> **DATA SECTION**

================================

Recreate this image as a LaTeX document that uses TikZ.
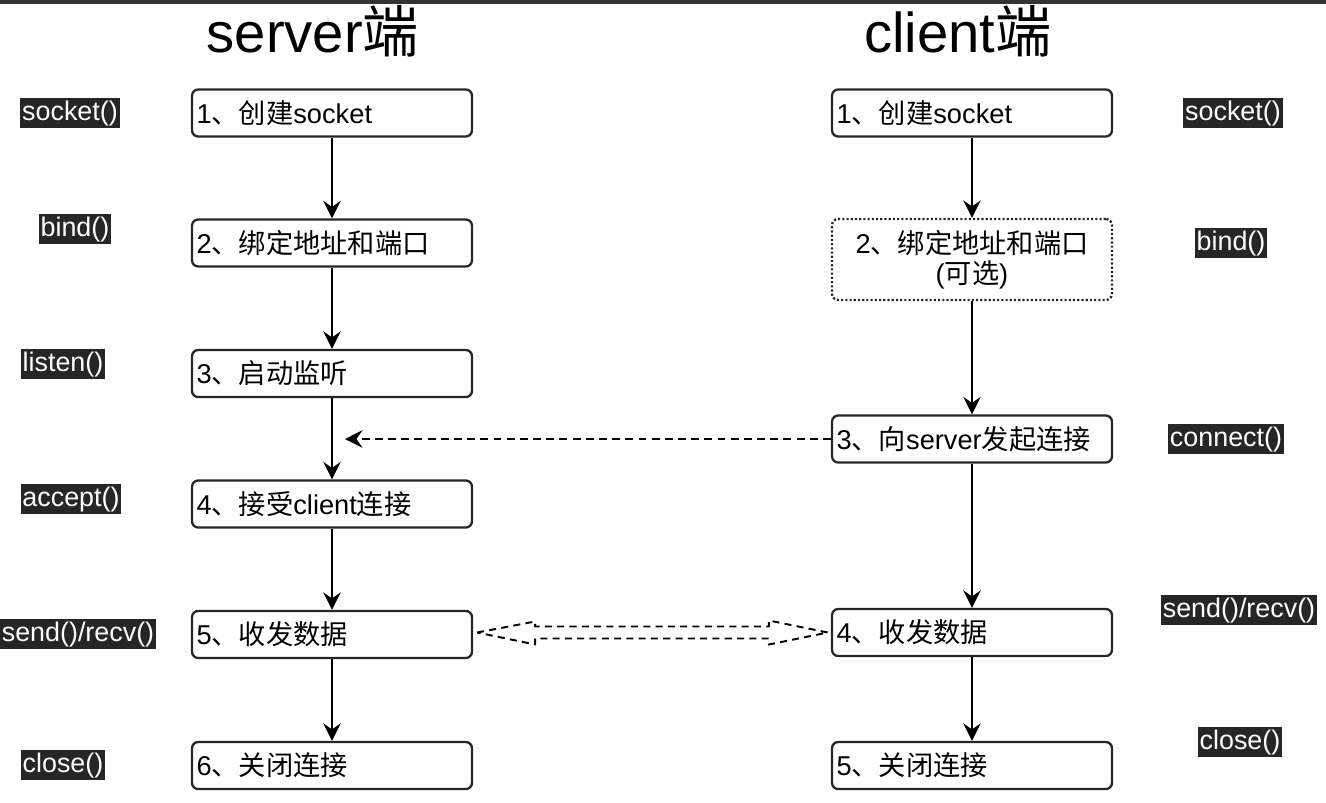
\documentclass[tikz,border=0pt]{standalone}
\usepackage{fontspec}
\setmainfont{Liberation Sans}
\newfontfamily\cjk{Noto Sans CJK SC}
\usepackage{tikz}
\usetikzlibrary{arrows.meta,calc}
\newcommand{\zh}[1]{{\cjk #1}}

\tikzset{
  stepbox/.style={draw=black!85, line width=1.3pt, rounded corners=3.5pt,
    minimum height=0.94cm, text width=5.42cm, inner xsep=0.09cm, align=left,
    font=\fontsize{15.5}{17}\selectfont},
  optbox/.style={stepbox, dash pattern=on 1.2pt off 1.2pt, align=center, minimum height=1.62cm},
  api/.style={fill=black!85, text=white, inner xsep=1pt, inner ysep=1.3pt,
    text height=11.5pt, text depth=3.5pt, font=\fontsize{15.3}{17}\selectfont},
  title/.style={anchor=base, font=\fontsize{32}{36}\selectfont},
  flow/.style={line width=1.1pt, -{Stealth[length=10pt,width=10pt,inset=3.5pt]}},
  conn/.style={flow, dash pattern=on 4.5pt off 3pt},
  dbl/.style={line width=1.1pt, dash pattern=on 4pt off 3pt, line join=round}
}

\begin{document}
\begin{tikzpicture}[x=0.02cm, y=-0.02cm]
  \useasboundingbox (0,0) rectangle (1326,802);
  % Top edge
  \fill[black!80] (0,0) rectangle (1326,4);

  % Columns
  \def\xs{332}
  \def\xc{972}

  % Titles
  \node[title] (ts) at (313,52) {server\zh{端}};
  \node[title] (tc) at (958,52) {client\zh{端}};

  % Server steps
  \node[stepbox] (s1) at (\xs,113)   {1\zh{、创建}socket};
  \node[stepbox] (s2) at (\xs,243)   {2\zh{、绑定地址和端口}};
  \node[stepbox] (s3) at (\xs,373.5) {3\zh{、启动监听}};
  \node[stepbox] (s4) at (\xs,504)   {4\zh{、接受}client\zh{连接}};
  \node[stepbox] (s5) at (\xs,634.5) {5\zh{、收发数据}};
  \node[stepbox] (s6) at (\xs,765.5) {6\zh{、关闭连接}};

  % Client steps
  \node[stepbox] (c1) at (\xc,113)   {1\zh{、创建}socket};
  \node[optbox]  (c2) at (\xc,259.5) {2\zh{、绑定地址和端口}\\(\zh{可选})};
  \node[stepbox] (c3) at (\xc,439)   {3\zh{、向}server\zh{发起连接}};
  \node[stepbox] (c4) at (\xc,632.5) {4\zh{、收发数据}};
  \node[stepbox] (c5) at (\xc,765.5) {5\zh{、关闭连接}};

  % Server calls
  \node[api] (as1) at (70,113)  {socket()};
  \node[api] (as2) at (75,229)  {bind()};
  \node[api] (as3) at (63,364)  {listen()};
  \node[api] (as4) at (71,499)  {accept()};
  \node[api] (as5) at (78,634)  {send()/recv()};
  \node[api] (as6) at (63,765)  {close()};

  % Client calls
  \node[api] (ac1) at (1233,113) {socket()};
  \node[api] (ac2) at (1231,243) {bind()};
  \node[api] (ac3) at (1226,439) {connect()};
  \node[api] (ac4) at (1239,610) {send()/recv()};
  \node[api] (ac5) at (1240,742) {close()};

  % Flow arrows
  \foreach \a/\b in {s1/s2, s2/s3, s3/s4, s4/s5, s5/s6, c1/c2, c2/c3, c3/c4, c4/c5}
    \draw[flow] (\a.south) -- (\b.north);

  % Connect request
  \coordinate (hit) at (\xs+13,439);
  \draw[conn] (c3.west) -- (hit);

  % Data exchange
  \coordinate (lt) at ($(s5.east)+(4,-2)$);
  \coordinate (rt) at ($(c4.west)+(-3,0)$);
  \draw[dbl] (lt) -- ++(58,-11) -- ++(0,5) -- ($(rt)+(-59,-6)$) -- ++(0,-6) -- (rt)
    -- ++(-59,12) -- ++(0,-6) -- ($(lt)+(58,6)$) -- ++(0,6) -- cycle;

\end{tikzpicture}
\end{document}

================================

Write out the listing word for word, omitting the pictures it holds.

Recreate this image as a LaTeX document that uses TikZ.
\documentclass[tikz,border=0pt]{standalone}
\usepackage{fontspec}
\setmainfont{Liberation Sans}
\newfontfamily\cjk{Noto Sans CJK SC}
\usepackage{tikz}
\usetikzlibrary{arrows.meta,calc}
\newcommand{\zh}[1]{{\cjk #1}}

\tikzset{
  stepbox/.style={draw=black!85, line width=1.3pt, rounded corners=3.5pt,
    minimum height=0.94cm, text width=5.42cm, inner xsep=0.09cm, align=left,
    font=\fontsize{15.5}{17}\selectfont},
  optbox/.style={stepbox, dash pattern=on 1.2pt off 1.2pt, align=center, minimum height=1.62cm},
  api/.style={fill=black!85, text=white, inner xsep=1pt, inner ysep=1.3pt,
    text height=11.5pt, text depth=3.5pt, font=\fontsize{15.3}{17}\selectfont},
  title/.style={anchor=base, font=\fontsize{32}{36}\selectfont},
  flow/.style={line width=1.1pt, -{Stealth[length=10pt,width=10pt,inset=3.5pt]}},
  conn/.style={flow, dash pattern=on 4.5pt off 3pt},
  dbl/.style={line width=1.1pt, dash pattern=on 4pt off 3pt, line join=round}
}

\begin{document}
\begin{tikzpicture}[x=0.02cm, y=-0.02cm]
  \useasboundingbox (0,0) rectangle (1326,802);
  % Top edge
  \fill[black!80] (0,0) rectangle (1326,4);

  % Columns
  \def\xs{332}
  \def\xc{972}

  % Titles
  \node[title] (ts) at (313,52) {server\zh{端}};
  \node[title] (tc) at (958,52) {client\zh{端}};

  % Server steps
  \node[stepbox] (s1) at (\xs,113)   {1\zh{、创建}socket};
  \node[stepbox] (s2) at (\xs,243)   {2\zh{、绑定地址和端口}};
  \node[stepbox] (s3) at (\xs,373.5) {3\zh{、启动监听}};
  \node[stepbox] (s4) at (\xs,504)   {4\zh{、接受}client\zh{连接}};
  \node[stepbox] (s5) at (\xs,634.5) {5\zh{、收发数据}};
  \node[stepbox] (s6) at (\xs,765.5) {6\zh{、关闭连接}};

  % Client steps
  \node[stepbox] (c1) at (\xc,113)   {1\zh{、创建}socket};
  \node[optbox]  (c2) at (\xc,259.5) {2\zh{、绑定地址和端口}\\(\zh{可选})};
  \node[stepbox] (c3) at (\xc,439)   {3\zh{、向}server\zh{发起连接}};
  \node[stepbox] (c4) at (\xc,632.5) {4\zh{、收发数据}};
  \node[stepbox] (c5) at (\xc,765.5) {5\zh{、关闭连接}};

  % Server calls
  \node[api] (as1) at (70,113)  {socket()};
  \node[api] (as2) at (75,229)  {bind()};
  \node[api] (as3) at (63,364)  {listen()};
  \node[api] (as4) at (71,499)  {accept()};
  \node[api] (as5) at (78,634)  {send()/recv()};
  \node[api] (as6) at (63,765)  {close()};

  % Client calls
  \node[api] (ac1) at (1233,113) {socket()};
  \node[api] (ac2) at (1231,243) {bind()};
  \node[api] (ac3) at (1226,439) {connect()};
  \node[api] (ac4) at (1239,610) {send()/recv()};
  \node[api] (ac5) at (1240,742) {close()};

  % Flow arrows
  \foreach \a/\b in {s1/s2, s2/s3, s3/s4, s4/s5, s5/s6, c1/c2, c2/c3, c3/c4, c4/c5}
    \draw[flow] (\a.south) -- (\b.north);

  % Connect request
  \coordinate (hit) at (\xs+13,439);
  \draw[conn] (c3.west) -- (hit);

  % Data exchange
  \coordinate (lt) at ($(s5.east)+(4,-2)$);
  \coordinate (rt) at ($(c4.west)+(-3,0)$);
  \draw[dbl] (lt) -- ++(58,-11) -- ++(0,5) -- ($(rt)+(-59,-6)$) -- ++(0,-6) -- (rt)
    -- ++(-59,12) -- ++(0,-6) -- ($(lt)+(58,6)$) -- ++(0,6) -- cycle;

\end{tikzpicture}
\end{document}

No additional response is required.